Exercise task: Copy only what lies from the line containing "Reproduce this diagram with TikZ." through the line containing "(0,0) rectangle (1006,645);" in the entries below, keeping both end lines exact and dropping every picture.
[START Records provided]
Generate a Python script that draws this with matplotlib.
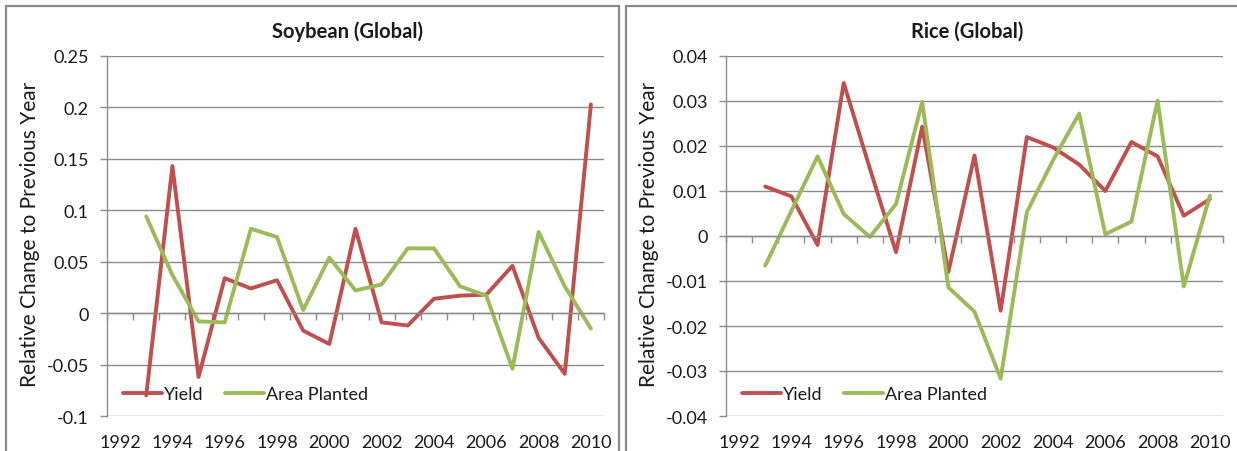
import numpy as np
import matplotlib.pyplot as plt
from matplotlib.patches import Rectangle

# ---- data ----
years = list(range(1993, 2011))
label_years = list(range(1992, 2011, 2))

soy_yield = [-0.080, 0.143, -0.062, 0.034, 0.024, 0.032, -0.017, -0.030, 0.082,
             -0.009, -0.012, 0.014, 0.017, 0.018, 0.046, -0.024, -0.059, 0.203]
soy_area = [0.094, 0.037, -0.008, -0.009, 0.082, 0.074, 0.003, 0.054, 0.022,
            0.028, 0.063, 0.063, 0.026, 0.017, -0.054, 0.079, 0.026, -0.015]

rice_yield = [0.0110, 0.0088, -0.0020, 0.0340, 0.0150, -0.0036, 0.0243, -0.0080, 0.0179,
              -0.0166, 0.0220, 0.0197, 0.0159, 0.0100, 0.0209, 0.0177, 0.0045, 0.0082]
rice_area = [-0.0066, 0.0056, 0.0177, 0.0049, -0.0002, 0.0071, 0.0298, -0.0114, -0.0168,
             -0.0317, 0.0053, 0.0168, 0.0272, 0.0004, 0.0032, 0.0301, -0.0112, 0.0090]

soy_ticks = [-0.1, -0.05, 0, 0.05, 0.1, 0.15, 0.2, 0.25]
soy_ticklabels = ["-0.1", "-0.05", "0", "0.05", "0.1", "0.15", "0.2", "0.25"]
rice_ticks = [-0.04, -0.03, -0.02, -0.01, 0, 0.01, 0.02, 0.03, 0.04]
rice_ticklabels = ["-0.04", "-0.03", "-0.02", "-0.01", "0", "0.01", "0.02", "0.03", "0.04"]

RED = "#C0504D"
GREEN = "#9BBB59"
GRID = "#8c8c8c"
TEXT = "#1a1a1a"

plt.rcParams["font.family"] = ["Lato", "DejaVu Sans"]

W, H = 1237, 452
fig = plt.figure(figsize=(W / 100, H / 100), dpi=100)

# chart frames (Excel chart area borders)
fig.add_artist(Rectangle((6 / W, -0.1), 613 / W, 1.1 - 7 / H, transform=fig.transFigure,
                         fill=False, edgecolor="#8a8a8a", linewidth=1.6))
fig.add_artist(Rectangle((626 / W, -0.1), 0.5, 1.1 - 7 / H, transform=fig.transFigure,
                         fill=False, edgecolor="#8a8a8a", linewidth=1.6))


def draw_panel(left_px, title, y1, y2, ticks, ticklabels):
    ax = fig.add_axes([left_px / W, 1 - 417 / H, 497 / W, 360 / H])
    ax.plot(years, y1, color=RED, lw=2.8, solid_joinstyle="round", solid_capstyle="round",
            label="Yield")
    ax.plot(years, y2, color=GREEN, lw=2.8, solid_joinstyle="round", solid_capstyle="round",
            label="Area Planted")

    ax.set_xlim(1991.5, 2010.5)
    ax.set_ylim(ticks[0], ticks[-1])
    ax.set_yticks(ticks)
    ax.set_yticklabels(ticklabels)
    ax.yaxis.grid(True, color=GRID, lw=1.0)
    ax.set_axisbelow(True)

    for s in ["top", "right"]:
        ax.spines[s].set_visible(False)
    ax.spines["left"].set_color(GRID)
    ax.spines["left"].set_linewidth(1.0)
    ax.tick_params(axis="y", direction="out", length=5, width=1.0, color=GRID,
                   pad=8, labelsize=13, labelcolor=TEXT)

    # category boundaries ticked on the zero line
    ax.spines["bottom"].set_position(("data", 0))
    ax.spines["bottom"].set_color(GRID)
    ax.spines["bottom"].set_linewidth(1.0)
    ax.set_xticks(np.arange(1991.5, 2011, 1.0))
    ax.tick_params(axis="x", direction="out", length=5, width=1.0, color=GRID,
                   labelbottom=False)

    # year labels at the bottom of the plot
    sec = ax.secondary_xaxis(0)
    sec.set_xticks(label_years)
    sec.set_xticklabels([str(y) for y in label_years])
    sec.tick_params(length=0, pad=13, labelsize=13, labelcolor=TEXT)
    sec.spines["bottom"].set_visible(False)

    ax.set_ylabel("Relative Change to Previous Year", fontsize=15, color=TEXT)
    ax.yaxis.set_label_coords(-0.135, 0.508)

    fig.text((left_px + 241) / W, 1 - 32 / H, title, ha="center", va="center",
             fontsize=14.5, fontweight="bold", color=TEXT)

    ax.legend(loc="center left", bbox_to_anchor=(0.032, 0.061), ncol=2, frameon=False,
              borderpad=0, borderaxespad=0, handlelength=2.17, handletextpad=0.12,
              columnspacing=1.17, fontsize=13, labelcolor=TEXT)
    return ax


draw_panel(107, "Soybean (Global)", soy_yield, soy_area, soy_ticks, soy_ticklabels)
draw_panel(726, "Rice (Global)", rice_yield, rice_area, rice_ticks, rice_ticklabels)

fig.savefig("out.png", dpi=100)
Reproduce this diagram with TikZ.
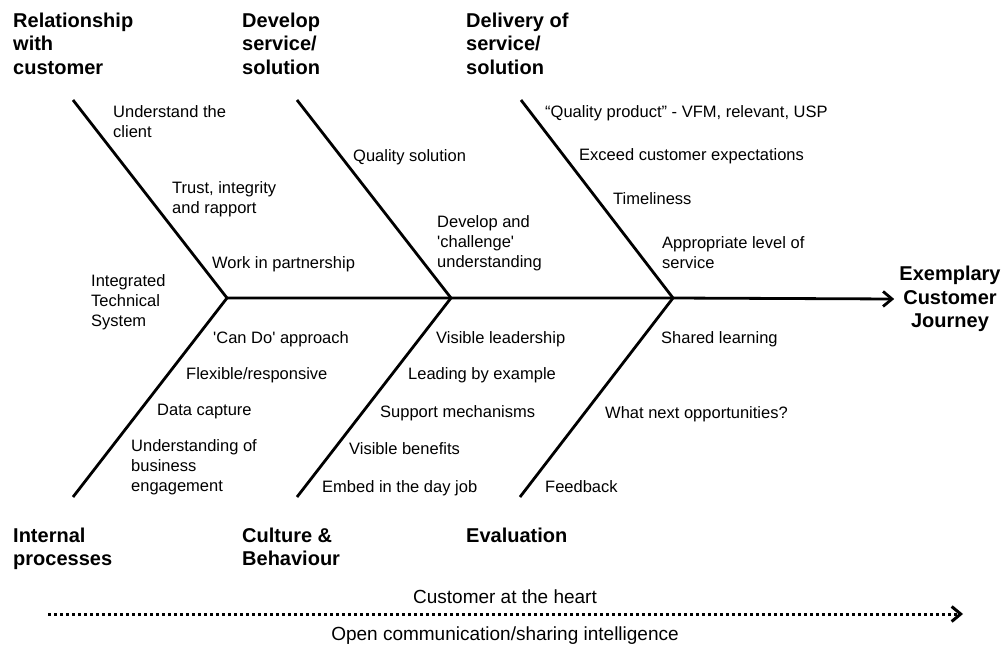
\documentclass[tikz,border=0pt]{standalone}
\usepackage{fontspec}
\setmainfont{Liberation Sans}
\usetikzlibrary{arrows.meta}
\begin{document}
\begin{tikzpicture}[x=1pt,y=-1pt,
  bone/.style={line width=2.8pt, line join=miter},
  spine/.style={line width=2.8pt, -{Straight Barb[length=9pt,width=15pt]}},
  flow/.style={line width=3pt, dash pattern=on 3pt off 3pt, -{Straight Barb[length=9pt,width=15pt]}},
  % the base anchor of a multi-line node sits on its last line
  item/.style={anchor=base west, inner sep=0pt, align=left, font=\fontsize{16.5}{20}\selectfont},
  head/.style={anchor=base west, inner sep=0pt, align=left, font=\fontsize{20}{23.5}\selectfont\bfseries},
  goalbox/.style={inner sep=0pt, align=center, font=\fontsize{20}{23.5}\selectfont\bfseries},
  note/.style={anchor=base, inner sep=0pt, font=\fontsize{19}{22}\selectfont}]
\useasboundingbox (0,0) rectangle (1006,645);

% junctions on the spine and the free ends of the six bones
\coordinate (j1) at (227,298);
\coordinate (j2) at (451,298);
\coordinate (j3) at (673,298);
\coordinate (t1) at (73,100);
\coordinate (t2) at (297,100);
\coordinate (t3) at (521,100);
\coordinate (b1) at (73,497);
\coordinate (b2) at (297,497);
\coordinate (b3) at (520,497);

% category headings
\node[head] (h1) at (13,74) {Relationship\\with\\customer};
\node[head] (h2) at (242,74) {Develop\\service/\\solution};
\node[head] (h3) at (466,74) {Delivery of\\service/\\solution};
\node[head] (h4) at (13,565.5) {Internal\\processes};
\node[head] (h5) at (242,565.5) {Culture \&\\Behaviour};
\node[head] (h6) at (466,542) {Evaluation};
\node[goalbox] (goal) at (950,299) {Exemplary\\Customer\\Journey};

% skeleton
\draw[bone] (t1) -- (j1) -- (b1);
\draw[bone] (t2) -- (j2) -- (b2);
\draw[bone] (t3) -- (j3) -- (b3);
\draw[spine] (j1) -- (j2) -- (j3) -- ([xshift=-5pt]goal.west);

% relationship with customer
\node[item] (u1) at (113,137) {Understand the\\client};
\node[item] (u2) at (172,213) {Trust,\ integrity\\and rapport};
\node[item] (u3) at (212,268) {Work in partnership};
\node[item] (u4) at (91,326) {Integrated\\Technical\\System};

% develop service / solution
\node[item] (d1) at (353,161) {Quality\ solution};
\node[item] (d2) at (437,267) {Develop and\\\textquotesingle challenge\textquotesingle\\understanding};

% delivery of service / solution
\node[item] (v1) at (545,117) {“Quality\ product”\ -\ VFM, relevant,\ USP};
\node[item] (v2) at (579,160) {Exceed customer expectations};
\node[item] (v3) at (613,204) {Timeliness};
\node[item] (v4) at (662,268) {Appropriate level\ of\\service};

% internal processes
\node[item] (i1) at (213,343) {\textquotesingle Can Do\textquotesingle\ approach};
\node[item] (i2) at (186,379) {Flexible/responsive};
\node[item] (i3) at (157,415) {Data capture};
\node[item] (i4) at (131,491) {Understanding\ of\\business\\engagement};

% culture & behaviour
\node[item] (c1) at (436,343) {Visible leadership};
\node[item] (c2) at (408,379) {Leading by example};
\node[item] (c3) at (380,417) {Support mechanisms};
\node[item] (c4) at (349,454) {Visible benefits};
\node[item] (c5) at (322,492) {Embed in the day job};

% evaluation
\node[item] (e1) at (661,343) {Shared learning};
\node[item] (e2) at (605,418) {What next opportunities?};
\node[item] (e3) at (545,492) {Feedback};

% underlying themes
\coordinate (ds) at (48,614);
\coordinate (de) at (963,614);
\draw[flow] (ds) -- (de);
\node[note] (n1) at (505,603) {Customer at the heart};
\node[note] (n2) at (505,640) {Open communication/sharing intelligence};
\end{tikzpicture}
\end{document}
[END Records provided]
Response for this exercise:
Reproduce this diagram with TikZ.
\documentclass[tikz,border=0pt]{standalone}
\usepackage{fontspec}
\setmainfont{Liberation Sans}
\usetikzlibrary{arrows.meta}
\begin{document}
\begin{tikzpicture}[x=1pt,y=-1pt,
  bone/.style={line width=2.8pt, line join=miter},
  spine/.style={line width=2.8pt, -{Straight Barb[length=9pt,width=15pt]}},
  flow/.style={line width=3pt, dash pattern=on 3pt off 3pt, -{Straight Barb[length=9pt,width=15pt]}},
  % the base anchor of a multi-line node sits on its last line
  item/.style={anchor=base west, inner sep=0pt, align=left, font=\fontsize{16.5}{20}\selectfont},
  head/.style={anchor=base west, inner sep=0pt, align=left, font=\fontsize{20}{23.5}\selectfont\bfseries},
  goalbox/.style={inner sep=0pt, align=center, font=\fontsize{20}{23.5}\selectfont\bfseries},
  note/.style={anchor=base, inner sep=0pt, font=\fontsize{19}{22}\selectfont}]
\useasboundingbox (0,0) rectangle (1006,645);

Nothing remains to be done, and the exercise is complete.